▸ **Entries with chart source code**:

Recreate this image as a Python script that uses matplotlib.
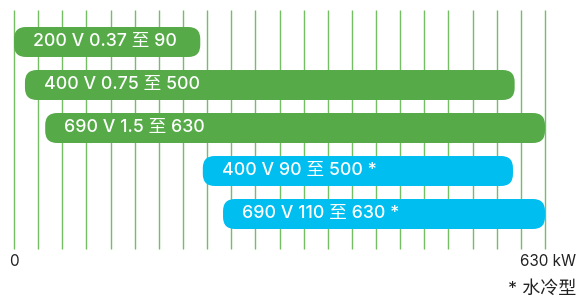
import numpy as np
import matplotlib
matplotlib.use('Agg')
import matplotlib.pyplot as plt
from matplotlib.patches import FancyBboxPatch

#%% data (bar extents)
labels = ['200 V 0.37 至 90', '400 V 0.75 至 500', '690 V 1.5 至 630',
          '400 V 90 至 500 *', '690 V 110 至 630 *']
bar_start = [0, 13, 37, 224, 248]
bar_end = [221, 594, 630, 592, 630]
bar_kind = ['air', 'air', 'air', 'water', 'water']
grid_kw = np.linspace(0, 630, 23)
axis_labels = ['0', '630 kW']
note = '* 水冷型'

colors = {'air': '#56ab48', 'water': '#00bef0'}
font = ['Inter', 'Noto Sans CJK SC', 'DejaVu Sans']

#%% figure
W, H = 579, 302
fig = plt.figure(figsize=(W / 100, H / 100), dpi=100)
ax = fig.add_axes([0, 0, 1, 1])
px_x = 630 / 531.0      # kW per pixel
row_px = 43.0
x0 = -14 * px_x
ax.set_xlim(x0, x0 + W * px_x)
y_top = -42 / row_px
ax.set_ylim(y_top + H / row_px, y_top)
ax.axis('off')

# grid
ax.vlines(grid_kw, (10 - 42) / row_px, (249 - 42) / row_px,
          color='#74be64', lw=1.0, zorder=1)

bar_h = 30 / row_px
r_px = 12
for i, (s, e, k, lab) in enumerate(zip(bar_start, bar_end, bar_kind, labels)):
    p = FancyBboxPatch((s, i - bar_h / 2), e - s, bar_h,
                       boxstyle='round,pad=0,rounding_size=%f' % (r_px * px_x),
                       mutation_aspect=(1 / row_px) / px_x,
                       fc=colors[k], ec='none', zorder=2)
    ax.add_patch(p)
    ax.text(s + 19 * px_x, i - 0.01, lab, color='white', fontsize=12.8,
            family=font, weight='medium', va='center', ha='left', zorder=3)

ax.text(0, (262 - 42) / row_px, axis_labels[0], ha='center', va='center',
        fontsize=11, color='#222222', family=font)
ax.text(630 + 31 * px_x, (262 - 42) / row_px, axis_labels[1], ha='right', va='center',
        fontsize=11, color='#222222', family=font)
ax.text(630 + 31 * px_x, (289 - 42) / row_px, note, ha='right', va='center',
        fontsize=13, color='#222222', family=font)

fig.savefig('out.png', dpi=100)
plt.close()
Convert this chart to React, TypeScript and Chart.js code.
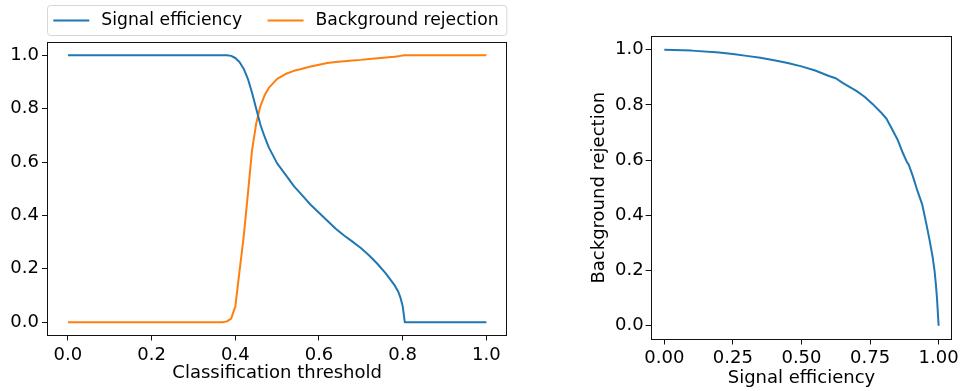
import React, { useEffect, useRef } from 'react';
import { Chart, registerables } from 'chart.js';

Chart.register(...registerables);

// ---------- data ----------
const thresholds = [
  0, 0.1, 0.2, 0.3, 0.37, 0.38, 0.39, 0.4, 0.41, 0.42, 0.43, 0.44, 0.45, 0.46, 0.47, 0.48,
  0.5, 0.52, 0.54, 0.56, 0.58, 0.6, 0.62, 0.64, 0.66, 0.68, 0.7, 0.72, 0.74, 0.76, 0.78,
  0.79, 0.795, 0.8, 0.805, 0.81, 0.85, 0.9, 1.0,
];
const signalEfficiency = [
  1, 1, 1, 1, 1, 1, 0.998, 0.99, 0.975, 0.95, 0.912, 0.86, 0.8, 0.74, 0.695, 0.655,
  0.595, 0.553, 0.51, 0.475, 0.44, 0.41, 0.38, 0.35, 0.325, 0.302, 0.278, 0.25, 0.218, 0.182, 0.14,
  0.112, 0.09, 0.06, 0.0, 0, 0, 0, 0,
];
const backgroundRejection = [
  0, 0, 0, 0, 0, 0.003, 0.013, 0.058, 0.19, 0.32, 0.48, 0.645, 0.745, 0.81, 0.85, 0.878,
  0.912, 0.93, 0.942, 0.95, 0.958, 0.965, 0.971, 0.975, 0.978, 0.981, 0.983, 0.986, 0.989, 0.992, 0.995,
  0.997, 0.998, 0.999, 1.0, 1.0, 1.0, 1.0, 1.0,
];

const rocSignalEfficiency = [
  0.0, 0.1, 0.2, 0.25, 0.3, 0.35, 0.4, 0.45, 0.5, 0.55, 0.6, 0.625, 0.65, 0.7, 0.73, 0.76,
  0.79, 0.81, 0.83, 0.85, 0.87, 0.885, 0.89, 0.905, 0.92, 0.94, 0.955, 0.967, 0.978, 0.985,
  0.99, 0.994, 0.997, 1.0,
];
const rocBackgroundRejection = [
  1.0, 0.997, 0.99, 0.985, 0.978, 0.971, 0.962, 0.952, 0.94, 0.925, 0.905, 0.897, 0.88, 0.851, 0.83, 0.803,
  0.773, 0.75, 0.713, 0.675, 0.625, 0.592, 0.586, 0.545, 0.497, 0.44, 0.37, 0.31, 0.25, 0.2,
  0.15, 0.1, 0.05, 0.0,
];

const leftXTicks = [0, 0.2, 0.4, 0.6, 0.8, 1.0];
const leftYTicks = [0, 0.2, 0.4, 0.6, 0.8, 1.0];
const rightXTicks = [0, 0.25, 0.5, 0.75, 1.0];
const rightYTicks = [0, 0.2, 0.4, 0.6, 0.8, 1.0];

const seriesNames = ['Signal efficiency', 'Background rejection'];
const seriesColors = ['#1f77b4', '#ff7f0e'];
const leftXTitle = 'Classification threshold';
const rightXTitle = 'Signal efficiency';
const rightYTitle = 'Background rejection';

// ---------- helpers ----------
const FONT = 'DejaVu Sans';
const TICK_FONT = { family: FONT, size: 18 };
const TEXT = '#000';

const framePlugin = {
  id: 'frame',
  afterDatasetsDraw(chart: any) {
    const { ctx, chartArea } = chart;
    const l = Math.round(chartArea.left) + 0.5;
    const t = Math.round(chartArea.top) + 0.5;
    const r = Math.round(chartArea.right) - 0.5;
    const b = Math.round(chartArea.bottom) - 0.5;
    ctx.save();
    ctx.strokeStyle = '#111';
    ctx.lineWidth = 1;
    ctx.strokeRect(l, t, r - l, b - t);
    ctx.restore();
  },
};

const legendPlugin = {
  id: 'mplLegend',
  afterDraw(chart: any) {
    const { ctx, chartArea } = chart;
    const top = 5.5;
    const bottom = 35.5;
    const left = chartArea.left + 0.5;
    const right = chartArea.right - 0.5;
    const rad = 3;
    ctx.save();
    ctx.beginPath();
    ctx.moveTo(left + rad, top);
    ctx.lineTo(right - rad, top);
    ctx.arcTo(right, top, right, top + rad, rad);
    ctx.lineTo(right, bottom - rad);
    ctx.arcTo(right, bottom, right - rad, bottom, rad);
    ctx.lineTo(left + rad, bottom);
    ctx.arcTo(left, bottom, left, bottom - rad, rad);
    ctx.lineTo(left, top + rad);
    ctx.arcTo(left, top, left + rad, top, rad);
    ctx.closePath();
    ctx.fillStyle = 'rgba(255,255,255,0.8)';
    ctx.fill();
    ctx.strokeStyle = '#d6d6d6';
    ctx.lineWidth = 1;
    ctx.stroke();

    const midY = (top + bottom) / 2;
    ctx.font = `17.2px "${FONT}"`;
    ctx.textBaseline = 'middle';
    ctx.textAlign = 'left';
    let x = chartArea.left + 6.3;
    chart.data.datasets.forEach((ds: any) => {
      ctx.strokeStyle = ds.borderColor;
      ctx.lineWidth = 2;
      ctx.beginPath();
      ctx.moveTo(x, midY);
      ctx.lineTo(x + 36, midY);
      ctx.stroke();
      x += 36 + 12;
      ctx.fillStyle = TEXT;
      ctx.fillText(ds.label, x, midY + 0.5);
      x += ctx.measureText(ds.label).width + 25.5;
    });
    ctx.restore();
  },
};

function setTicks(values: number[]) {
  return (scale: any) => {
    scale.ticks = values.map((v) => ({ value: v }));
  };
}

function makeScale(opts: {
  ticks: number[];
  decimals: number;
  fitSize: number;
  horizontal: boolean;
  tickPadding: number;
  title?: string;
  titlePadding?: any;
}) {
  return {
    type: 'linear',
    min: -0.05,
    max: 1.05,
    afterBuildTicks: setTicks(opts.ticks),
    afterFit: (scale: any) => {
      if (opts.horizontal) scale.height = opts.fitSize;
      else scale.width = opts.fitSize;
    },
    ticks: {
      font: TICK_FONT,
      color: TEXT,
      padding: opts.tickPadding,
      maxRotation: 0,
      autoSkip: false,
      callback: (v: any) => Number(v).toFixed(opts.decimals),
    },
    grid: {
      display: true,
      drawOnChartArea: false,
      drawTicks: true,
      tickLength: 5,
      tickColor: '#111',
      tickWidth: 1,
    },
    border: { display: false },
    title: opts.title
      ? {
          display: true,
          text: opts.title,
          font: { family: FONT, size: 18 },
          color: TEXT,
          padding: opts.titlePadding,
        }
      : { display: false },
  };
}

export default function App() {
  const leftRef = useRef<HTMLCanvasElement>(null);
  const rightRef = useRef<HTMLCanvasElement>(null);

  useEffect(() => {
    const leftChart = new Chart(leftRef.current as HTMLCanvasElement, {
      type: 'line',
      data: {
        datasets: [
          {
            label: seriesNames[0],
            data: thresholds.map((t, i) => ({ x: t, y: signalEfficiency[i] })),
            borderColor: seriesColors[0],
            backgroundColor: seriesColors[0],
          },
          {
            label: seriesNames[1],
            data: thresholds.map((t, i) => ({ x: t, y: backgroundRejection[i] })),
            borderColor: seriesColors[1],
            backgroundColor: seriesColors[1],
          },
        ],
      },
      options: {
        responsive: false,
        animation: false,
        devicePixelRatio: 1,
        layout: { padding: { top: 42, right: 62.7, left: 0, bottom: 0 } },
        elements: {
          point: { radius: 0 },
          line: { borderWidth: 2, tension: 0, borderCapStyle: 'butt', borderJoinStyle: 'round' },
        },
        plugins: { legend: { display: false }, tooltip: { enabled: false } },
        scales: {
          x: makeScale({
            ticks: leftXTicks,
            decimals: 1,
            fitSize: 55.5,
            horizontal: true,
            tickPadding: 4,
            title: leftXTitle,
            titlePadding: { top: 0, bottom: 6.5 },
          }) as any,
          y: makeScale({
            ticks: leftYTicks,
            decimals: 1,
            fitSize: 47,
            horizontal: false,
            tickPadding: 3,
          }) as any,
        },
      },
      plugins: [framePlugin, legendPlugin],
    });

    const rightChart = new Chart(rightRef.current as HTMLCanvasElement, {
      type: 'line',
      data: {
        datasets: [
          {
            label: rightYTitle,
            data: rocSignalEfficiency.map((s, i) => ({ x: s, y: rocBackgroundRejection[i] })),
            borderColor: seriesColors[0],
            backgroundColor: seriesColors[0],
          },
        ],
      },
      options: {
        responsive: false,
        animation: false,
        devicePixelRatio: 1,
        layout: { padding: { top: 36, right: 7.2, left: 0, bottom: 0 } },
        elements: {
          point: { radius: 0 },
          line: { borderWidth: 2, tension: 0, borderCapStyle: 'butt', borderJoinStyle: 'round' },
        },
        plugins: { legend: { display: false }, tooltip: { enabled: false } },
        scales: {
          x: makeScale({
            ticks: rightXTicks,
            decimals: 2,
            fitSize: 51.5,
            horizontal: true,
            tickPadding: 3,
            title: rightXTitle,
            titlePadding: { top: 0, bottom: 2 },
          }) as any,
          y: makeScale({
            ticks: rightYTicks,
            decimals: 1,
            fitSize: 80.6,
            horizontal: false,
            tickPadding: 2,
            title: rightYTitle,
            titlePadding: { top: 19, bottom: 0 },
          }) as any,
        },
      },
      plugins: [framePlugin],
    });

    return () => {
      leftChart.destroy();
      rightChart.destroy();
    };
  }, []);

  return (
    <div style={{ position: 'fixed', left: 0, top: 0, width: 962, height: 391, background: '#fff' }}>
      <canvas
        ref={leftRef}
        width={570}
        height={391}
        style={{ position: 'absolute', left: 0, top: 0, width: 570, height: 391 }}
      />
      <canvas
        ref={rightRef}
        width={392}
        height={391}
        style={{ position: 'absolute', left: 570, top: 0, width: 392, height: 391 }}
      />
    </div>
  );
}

▸ **Aim of the task**: Repeat, with no pictures, each line from the beginning of the data through the line containing "note = '* 水冷型'", inclusive.

▸ **Result**:
Recreate this image as a Python script that uses matplotlib.
import numpy as np
import matplotlib
matplotlib.use('Agg')
import matplotlib.pyplot as plt
from matplotlib.patches import FancyBboxPatch

#%% data (bar extents)
labels = ['200 V 0.37 至 90', '400 V 0.75 至 500', '690 V 1.5 至 630',
          '400 V 90 至 500 *', '690 V 110 至 630 *']
bar_start = [0, 13, 37, 224, 248]
bar_end = [221, 594, 630, 592, 630]
bar_kind = ['air', 'air', 'air', 'water', 'water']
grid_kw = np.linspace(0, 630, 23)
axis_labels = ['0', '630 kW']
note = '* 水冷型'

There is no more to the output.